Christine Eyene is an art historian, critic and curator. She is Lecturer in Contemporary Art at Liverpool John Moores University and Research Curator at Tate Liverpool.
From 2012 to March 2022, Eyene was a Research Fellow in Contemporary Art at the University of Central Lancashire where she worked on Making Histories Visible, a multidisciplinary visual arts research project led by Lubaina Himid, Professor of Contemporary Art and 2017 Turner Prize winner. In this framework, Eyene developed new research on feminism, sound art, and photography. She is currently a PhD candidate at Birkbeck, University of London, and is completing a thesis on the relationship between African literature and visual representation in the work of South African photographer George Hallett (1942-2020) under the supervision of Professor Annie E. Coombes.
Eyene’s areas of research and curatorial practice encompass contemporary African and Diaspora arts, feminism, photography, and non-object-based art practices notably sound art. Her other interests include: socially-engaged initiatives, urban culture, music, design, and new media.
As an art writer, her latest writings include contributions to Tracey Rose: Shooting Down Babylon (Cape Town: Zeitz MOCAA, 2022); Lubaina Himid (London: Tate Publishing, 2021); Alice Mann: Drummies (London: Gost Books, 2021); Cosmogonies: Zinsou, an African Collection (Milan: Silvana Editoriale; Montpellier: MO.CO., 2021).
Since 2017, Eyene has been artistic director of the Biennale Internationale de Casablanca which 5th edition is rescheduled to 2022/2023. She was curator of the SUMMER OF PHOTOGRAPHY 2018 with RESIST! The 1960s protests, photography and visual legacy, BOZAR, Brussels.

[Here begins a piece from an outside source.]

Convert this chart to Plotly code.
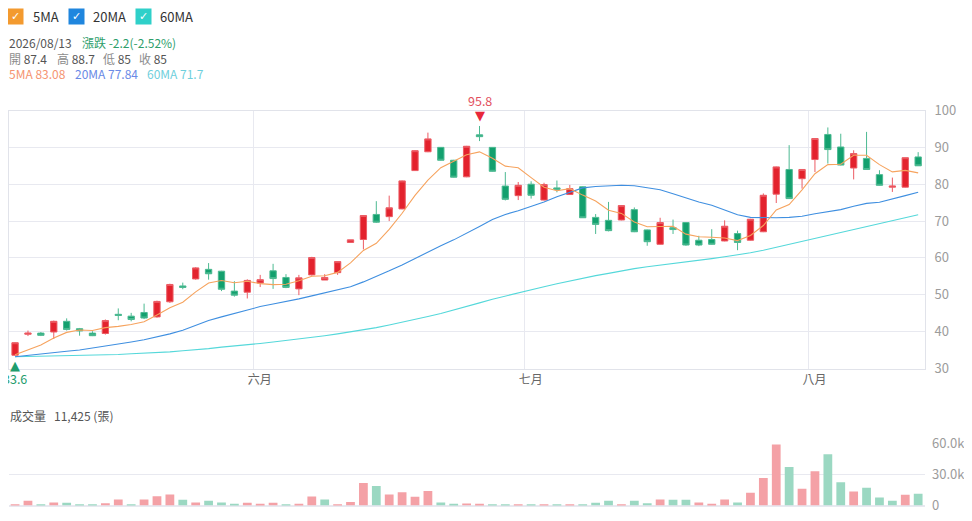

She has also organised numerous exhibitions as part of biennales and festivals including Resonances: Second Movement (Printemps de Septembre, dir. Christian Bernard), Espace Croix Baragnon, Toulouse, 2016; Murder Machine (EVA International, dir. Koyo Kouoh), Ormston House, Limerick, 2016; RESIDUAL: Traces of the black body (FORMAT International Photography Festival, dir. Louise Clements), New Art Exchange, Nottingham, 2015; WHERE WE’RE AT! Other Voices on Gender (SUMMER OF PHOTOGRAPHY 2014), BOZAR, Brussels, 2014; 10th DAK’ART – Biennale of Contemporary African Art, IFAN Museum and National Gallery, Dakar, 2012; 3rd PHOTOQUAI – Biennial of World Images (dir. Françoise Huguier), Musée du Quai Branly, Paris, 2011; Pimp My Combi (GWANZA: Month of Photography), National Gallery of Zimbabwe, Harare, 2011.
In 2016, she co-founded YaPhoto, a project supporting emerging photographers in Cameroon. She continues to run the online platform Yaounde Photo Network with a focus on exhibiting young Cameroonian photographers internationally. Since 2021, she has also been developing Bikoka Art Project, a new art and educational initiative dedicated to young people, women, and young creatives in Lolodorf and Bikoka, Cameroon.
Christine Eyene sits on several selection panels and advisory committees. In 2021-2022 she was on the selection committee of The London Open 2022 (Whitechapel Gallery), Jerwood/Photoworks Awards 2022, and member of jury of the Turner Prize 2022.